Code Vote Postponed. The long-awaited approval of Tulsa's first form-based code was delayed again on Feb. 16 when members of the Tulsa Metropolitan Area Planning Commission voted to postpone their vote on the issue until their March 2 meeting, giving the commission staff time to address some minor problems in the plan's language.
"We had some things that came up, and our staff recommended to us that we delay the vote on this until we get those minor technicalities cleared up so we can send something on to the City Council that's clear and concise," TMAPC Chairman Bill Leighty said.
Duane Cuthbertson, the Board of Adjustment planner for the city and county of Tulsa, said Commissioner Michelle Cantrell had identified a couple of elements in the plan she wanted to see clarified before the commission took a vote.

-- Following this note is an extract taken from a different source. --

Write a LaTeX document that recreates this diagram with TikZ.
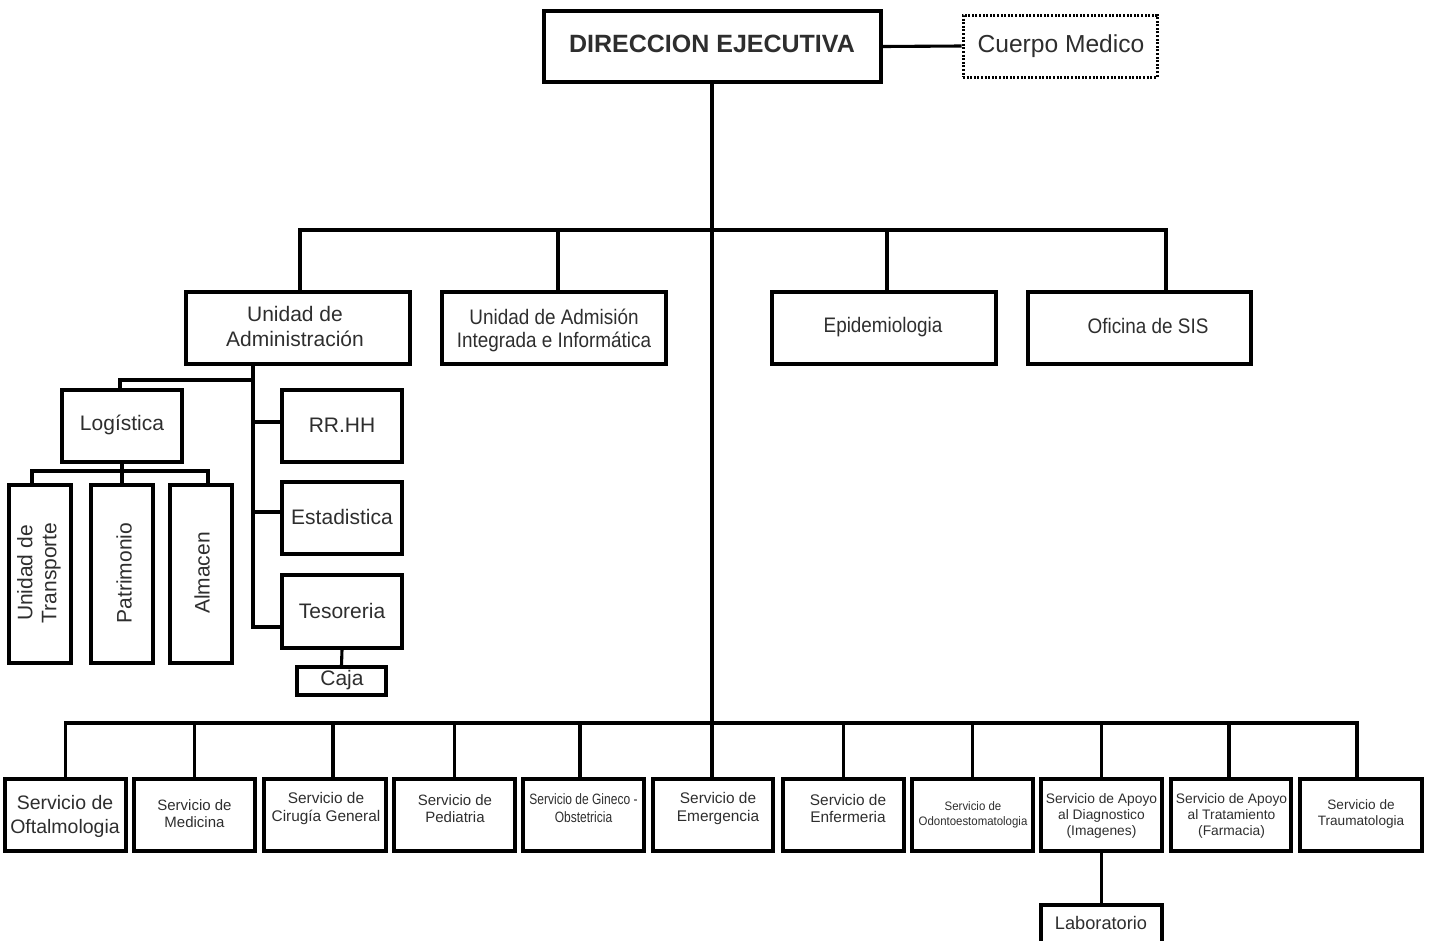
\documentclass[tikz,border=0pt]{standalone}
\usepackage{fontspec}
\setmainfont{Liberation Sans}
\newfontfamily\narrowA{Liberation Sans}[FakeStretch=0.9]
\newfontfamily\narrowB{Liberation Sans}[FakeStretch=0.8]
\newfontfamily\narrowC{Liberation Sans}[FakeStretch=0.93]
\newcommand\fsz[2]{\fontsize{#1}{#2}\selectfont}
\begin{document}
\begin{tikzpicture}[x=1pt,y=-1pt,
  box/.style={draw, line width=3.6pt, inner sep=0pt},
  bot/.style={box, minimum width=121pt, minimum height=72pt},
  mid/.style={box, minimum width=224pt, minimum height=72pt},
  sml/.style={box, minimum width=120pt, minimum height=72pt},
  vert/.style={box, minimum width=62pt, minimum height=178pt},
  txt/.style={inner sep=0pt, align=center, text=black!82},
  conn/.style={line width=3.1pt}]
\useasboundingbox (0,0) rectangle (1430,940);
\clip (0,0) rectangle (1430,940);
% top
\node[box, minimum width=337pt, minimum height=71pt] (dir) at (712.5,46.5) {};
\node[txt, font=\fsz{25}{30}\bfseries] (dir-t) at (712,44) {DIRECCION EJECUTIVA};
\node[draw, line width=3pt, dash pattern=on 2pt off 1.6pt, minimum width=194pt, minimum height=62pt, inner sep=0pt] (cm) at (1060,46) {};
\node[txt, font=\fsz{24.6}{28}] (cm-t) at (1061,46) {Cuerpo Medico};
% second level
\node[mid] (adm) at (298,328) {};
\node[txt, font=\fsz{21}{25}] (adm-t) at (295,326.5) {Unidad de\\Administración};
\node[mid] (uai) at (554,328) {};
\node[txt, font=\narrowA\fsz{21}{23}] (uai-t) at (554,330.5) {Unidad de Admisión\\Integrada e Informática};
\node[mid] (epi) at (884,328) {};
\node[txt, font=\narrowA\fsz{21}{23}] (epi-t) at (883,327) {Epidemiologia};
\node[mid, minimum width=223pt] (sis) at (1139.5,328) {};
\node[txt, font=\narrowA\fsz{21}{23}] (sis-t) at (1148,326) {Oficina de SIS};
% admin subtree
\node[sml] (log) at (122,426) {};
\node[txt, font=\fsz{21}{25}] (log-t) at (122,425) {Logística};
\node[sml] (rrhh) at (342,426) {};
\node[txt, font=\fsz{21}{25}] (rrhh-t) at (342,425) {RR.HH};
\node[sml] (est) at (342,518) {};
\node[txt, font=\fsz{21}{25}] (est-t) at (342,517) {Estadistica};
\node[sml, minimum height=73pt] (tes) at (342,611.5) {};
\node[txt, font=\fsz{21}{25}] (tes-t) at (342,611) {Tesoreria};
\node[box, minimum width=89pt, minimum height=28pt] (caja) at (341.5,681) {};
\node[txt, font=\fsz{21}{25}] (caja-t) at (342,680) {Caja};
\node[vert] (ut) at (40,574) {};
\node[txt, rotate=90, font=\fsz{21}{24}] (ut-t) at (39,573) {Unidad de\\Transporte};
\node[vert] (pat) at (122,574) {};
\node[txt, rotate=90, font=\fsz{21}{24}] (pat-t) at (124,573) {Patrimonio};
\node[vert] (alm) at (201,574) {};
\node[txt, rotate=90, font=\fsz{21}{24}] (alm-t) at (202,573) {Almacen};
% bottom row
\node[bot] (oft) at (65.5,815) {};
\node[txt, font=\fsz{19.5}{24}] (oft-t) at (65,816) {Servicio de\\Oftalmologia};
\node[bot] (med) at (194.5,815) {};
\node[txt, font=\fsz{15}{17.5}] (med-t) at (194.5,813.5) {Servicio de\\Medicina};
\node[bot, minimum width=122pt] (cir) at (325,815) {};
\node[txt, font=\fsz{15.4}{17.5}] (cir-t) at (326,808.5) {Servicio de\\Cirugía General};
\node[bot] (ped) at (454.5,815) {};
\node[txt, font=\fsz{15}{17.5}] (ped-t) at (455,808.5) {Servicio de\\Pediatria};
\node[bot] (gin) at (583.5,815) {};
\node[txt, font=\narrowB\fsz{15}{18}] (gin-t) at (583.5,808.5) {Servicio de Gineco -\\Obstetricia};
\node[bot, minimum width=120pt] (eme) at (713,815) {};
\node[txt, font=\fsz{15.4}{18}] (eme-t) at (718,809) {Servicio de\\Emergencia};
\node[bot] (enf) at (843.5,815) {};
\node[txt, font=\fsz{15.4}{17.5}] (enf-t) at (848,808.5) {Servicio de\\Enfermeria};
\node[bot] (odo) at (972.5,815) {};
\node[txt, font=\narrowC\fsz{12.3}{15}] (odo-t) at (973,814.5) {Servicio de\\Odontoestomatologia};
\node[bot] (apd) at (1101.5,815) {};
\node[txt, font=\fsz{13.8}{16}] (apd-t) at (1101.5,816) {Servicio de Apoyo\\al Diagnostico\\(Imagenes)};
\node[bot, minimum width=120pt] (apt) at (1231,815) {};
\node[txt, font=\fsz{13.8}{16}] (apt-t) at (1231.5,816) {Servicio de Apoyo\\al Tratamiento\\(Farmacia)};
\node[bot, minimum width=122pt] (tra) at (1361,815) {};
\node[txt, font=\fsz{13.6}{16}] (tra-t) at (1361,814) {Servicio de\\Traumatologia};
\node[box, minimum width=121pt, minimum height=60pt] (lab) at (1101.5,935) {};
\node[txt, font=\fsz{18.2}{22}] (lab-t) at (1101,923) {Laboratorio};
% connectors
\coordinate (busT) at (712,230);
\coordinate (busB) at (712,723);
\coordinate (admS) at (253,364);
\coordinate (admJ) at (253,380);
\coordinate (logL) at (32,471);
\coordinate (logR) at (208,471);
\draw[conn] (dir.east) -- (cm.west);
\draw[conn] ([xshift=-0.5pt]dir.south) -- ([xshift=-1pt]eme.north);
\draw[conn] ([xshift=2pt]adm.north) |- (busT) -| ([xshift=26.5pt]sis.north);
\draw[conn] ([xshift=4pt]uai.north) -- ([xshift=4pt]uai.north |- busT);
\draw[conn] ([xshift=3pt]epi.north) -- ([xshift=3pt]epi.north |- busT);
\draw[conn] (oft.north) |- (busB) -| ([xshift=-4pt]tra.north);
\draw[conn] (med.north) -- (med.north |- busB);
\draw[conn] ([xshift=8pt]cir.north) -- ([xshift=8pt]cir.north |- busB);
\draw[conn] (ped.north) -- (ped.north |- busB);
\draw[conn] ([xshift=-3.5pt]gin.north) -- ([xshift=-3.5pt]gin.north |- busB);
\draw[conn] (enf.north) -- (enf.north |- busB);
\draw[conn] (odo.north) -- (odo.north |- busB);
\draw[conn] (apd.north) -- (apd.north |- busB);
\draw[conn] ([xshift=-2pt]apt.north) -- ([xshift=-2pt]apt.north |- busB);
\draw[conn] (apd.south) -- (lab.north);
% admin subtree
\draw[conn] (admS) |- ([yshift=-15.5pt]tes.west);
\draw[conn] ([yshift=4pt]rrhh.west) -- ([yshift=4pt]rrhh.west -| admS);
\draw[conn] ([yshift=6pt]est.west) -- ([yshift=6pt]est.west -| admS);
\draw[conn] (admJ) -| ([xshift=-2pt]log.north);
\draw[conn] (log.south) -- (pat.north);
\draw[conn] (ut.north -| logL) -- (logL) -- (logR) -- (alm.north -| logR);
\draw[conn] (tes.south) -- (caja.north);
\end{tikzpicture}
\end{document}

He described those proposed changes as procedural and said the public hearing portion of the process has been closed, meaning there likely won't be much debate on the plan before commissioners vote on it next month.
At that meeting, commissioners will vote on the form-based code for the Pearl District, a neighborhood bordering the eastern edge of downtown that residents are hoping to reinvent as a walkable, sustainable community. The code itself differs from traditional zoning in that it does not rely on a separation of uses for its organization principle, Cuthbertson has said. Instead, it uses physical form to foster predictable built results and a high-quality public realm.
Commissioners also would vote on a regulating plan that would apply the code to a small portion of the Pearl District that includes mostly Oaklawn Cemetery, the Village at Central Park housing development and Central Park.
"The code is the requirements themselves and the frontages we want to see," said Jamie Jamieson, who chaired the Pearl District Association committee that helped put the plan together. "The regulating plan applies that code to a specific geographical area. Without the regulating plan, (the code) won't apply to anywhere."
If those changes are approved by the commission on March 2, a regulating plan applying the form-based code to the whole of the Pearl District would be brought up for a vote later, Cuthbertson said. That move is likely to be more contentious, Jameson said, indicating that he expects that representatives of Hillcrest Medical Center at 1120 S. Utica Ave. on the border of the Pearl District will seek an exemption from the broader regulating plan -- something the neighborhood association will resist, he said.
"We see no reason to exclude any entity," he said.
Cuthbertson said he didn't know when that vote on the broader regulating plan might take place, although it won't come on March 2.
"It'll have to come after we get the code in place," he said. "We have to get the initial area effective, and all of this is subject to (city) council approval. I don't want to be presumptuous and assume they're going to adopt it."
Parks Recommendations Forthcoming. A group of five citizens committees charged with examining various areas of operations for Tulsa Parks has finished its work and issued a series of recommendations that likely will be presented by the third week in March, according to park director Lucy Dolman.
She said city officials have taken the recommendations from the committees -- which examined such areas as trails, finance, marketing, facilities and programs -- and are compiling them in a formal document. When that process is completed, those findings will be presented to the Park Board, she said.
Dolman declined to describe the nature of any of the recommendations, though she said there weren't really any surprises. She said she hopes the document is finished and presented to the Park Board by March 21 so that the momentum of the process is not stalled.
"I think everybody who was involved is interested in continuing to meet on a regular basis until we get this wrapped up," she said.
The five committees likely would be combined into one committee that would oversee the completion of the process, she said.
New Community Center. A groundbreaking ceremony for a new community center in west Tulsa will be held at 2pm on Monday, Feb. 28.
The event will be held at 5610 S. 41st West Avenue. The planned $7 million community center, an undertaking of the nonprofit Greater Cornerstone Community Development Project, will feature a number of services badly needed in the struggling district, according to the Rev. Willard Jones, executive director of the organization. Such groups as Domestic Violence Intervention Services, Goodwill Industries, Campfire USA, the state Department of Human Services, Family and Children's Services, A Pocket Full of Hope, the Association Centers for Therapy and an Oklahoma State University Bedlam Clinic will operate out of the facility, he said.
Supporters of the project raised the entire $7 million to fund its construction and endowment over the past few years, completing their work in late November.